Ramsey Panel To Hear From Public On Stadium Tax
NEW BRIGHTON, Minn. (AP) -- Karen Berg, who lives next door to the site of a billion-dollar NFL stadium proposed by the Minnesota Vikings, isn't sure she wants it in her backyard. But Berg knows for sure she wants to be able to vote on whether her own taxes should go up to help pay for it.
Dozens or people lined up Wednesday to testify at a public hearing of the Ramsey County Charter Commission, an obscure panel with the unlikely power to throw a major obstacle in the Vikings' stadium dreams. The commission could call a countywide vote on a half-cent sales tax increase to pay for a portion of the $1 billion stadium.
The charter commission won't decide until November whether to call the vote. But passions already were running high at the first of two public hearings, with residents wearing stickers labeled "Let the people vote" sharing the hearing room with many team supporter decked out in their Vikings purple.

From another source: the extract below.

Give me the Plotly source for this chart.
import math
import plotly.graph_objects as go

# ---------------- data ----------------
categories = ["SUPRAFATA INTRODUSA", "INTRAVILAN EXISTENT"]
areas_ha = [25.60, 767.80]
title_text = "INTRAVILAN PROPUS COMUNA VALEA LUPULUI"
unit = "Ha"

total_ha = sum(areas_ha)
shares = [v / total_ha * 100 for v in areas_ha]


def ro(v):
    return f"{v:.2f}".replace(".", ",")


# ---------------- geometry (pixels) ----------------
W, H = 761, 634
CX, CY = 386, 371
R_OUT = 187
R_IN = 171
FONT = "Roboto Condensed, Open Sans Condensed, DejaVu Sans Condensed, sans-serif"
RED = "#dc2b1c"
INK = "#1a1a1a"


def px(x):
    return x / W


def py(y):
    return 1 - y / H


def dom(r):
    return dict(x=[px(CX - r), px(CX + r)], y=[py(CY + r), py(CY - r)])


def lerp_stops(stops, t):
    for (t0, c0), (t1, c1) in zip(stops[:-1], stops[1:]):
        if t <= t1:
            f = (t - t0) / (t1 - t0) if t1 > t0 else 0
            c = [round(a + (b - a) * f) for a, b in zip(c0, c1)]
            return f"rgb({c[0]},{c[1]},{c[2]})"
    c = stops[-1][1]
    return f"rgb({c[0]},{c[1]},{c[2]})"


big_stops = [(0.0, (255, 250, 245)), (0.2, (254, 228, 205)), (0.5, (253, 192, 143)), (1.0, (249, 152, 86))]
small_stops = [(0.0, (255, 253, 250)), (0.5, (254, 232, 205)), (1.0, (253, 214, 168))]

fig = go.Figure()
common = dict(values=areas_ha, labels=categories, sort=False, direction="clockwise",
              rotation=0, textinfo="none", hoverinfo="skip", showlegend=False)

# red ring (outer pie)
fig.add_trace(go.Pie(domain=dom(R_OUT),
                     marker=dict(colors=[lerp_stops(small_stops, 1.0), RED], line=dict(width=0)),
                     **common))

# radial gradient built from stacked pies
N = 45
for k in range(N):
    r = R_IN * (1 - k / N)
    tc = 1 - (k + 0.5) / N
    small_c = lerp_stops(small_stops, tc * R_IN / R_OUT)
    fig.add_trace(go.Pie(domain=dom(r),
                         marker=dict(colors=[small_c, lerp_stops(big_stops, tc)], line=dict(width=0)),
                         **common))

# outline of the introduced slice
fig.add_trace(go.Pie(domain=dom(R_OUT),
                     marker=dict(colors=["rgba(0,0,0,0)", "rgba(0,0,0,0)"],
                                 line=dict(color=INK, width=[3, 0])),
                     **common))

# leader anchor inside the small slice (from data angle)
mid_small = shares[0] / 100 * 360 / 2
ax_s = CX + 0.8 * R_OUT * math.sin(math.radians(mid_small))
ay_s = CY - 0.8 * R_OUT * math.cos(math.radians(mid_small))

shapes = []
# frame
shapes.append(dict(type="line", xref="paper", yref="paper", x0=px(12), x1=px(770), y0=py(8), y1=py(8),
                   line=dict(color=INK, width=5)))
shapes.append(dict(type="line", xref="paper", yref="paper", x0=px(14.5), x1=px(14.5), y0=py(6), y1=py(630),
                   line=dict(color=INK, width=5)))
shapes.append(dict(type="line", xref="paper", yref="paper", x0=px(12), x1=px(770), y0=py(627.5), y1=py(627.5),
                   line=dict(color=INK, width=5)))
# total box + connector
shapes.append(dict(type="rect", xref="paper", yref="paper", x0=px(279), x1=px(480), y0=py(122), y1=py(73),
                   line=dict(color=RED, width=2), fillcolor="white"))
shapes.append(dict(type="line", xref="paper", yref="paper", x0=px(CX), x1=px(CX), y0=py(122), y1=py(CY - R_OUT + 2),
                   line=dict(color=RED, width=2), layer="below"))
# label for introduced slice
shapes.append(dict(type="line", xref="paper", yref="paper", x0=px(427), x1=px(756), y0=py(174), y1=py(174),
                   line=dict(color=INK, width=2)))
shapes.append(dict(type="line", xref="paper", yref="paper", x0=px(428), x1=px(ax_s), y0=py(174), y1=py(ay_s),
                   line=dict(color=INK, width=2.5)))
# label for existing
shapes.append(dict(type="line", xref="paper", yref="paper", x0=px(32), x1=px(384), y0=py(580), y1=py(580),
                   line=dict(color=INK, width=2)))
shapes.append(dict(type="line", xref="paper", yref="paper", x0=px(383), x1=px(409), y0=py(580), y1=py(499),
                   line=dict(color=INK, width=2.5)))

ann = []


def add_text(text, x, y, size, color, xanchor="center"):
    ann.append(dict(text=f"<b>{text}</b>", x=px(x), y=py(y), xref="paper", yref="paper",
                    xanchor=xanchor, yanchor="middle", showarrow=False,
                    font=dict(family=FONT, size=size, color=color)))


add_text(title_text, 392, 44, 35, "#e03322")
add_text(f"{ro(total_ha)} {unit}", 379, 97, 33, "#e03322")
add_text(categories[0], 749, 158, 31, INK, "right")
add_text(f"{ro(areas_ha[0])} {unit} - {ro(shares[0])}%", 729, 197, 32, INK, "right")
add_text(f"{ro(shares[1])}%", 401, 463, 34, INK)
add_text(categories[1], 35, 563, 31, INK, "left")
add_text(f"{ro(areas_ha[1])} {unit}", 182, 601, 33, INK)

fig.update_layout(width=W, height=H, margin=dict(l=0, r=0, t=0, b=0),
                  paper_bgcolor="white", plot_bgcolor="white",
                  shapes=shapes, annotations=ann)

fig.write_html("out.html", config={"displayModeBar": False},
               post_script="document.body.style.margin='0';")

Berg wasn't sure if she'd address the crowd, but said she has many questions about the plan. "It just seems like it'd make more sense to put it in Minneapolis when they have the restaurants, the hotels, the roads, everything," she said.
The proposed 0.5 percent sales tax hike in Ramsey County would raise the county's proposed $350 million share of construction on the $1.1 billion stadium proposal, with the state contributing $300 million through a package of sales taxes on sports memorabilia and other, mostly game-related spending; and the team contributing the rest, an unspecified amount likely to exceed $400 million.
The proposed amendment to Ramsey County's charter would bar a countywide sales tax for the purpose of contributing to the cost of building the stadium. Supporters of the project expect the Legislature would override that provision, as they did when Hennepin County bypassed a referendum on its own sales tax increase to help build Target Field for the Minnesota Twins.
But any referendum exemption granted by the Legislature is likely to be challenged in court. In addition, influential state lawmakers including House Speaker Kurt Zellers and Senate Majority Leader Amy Koch recently came out in favor of a Ramsey County vote on any tax hike.
If a majority of the Charter Commission supports the charter vote, it likely wouldn't be on the ballot until Nov. 2012. Stadium supporters say that delay -- and the likelihood that tax-averse voters would defeat the tax -- would together deal the proposal a fatal blow.
The current season is the last on the Vikings' lease at the Metrodome, and by calling that venue no longer profitable team officials have raised worry among fans that they could be wooed to relocate to a city like Los Angeles, currently in aggressive pursuit of a new NFL franchise.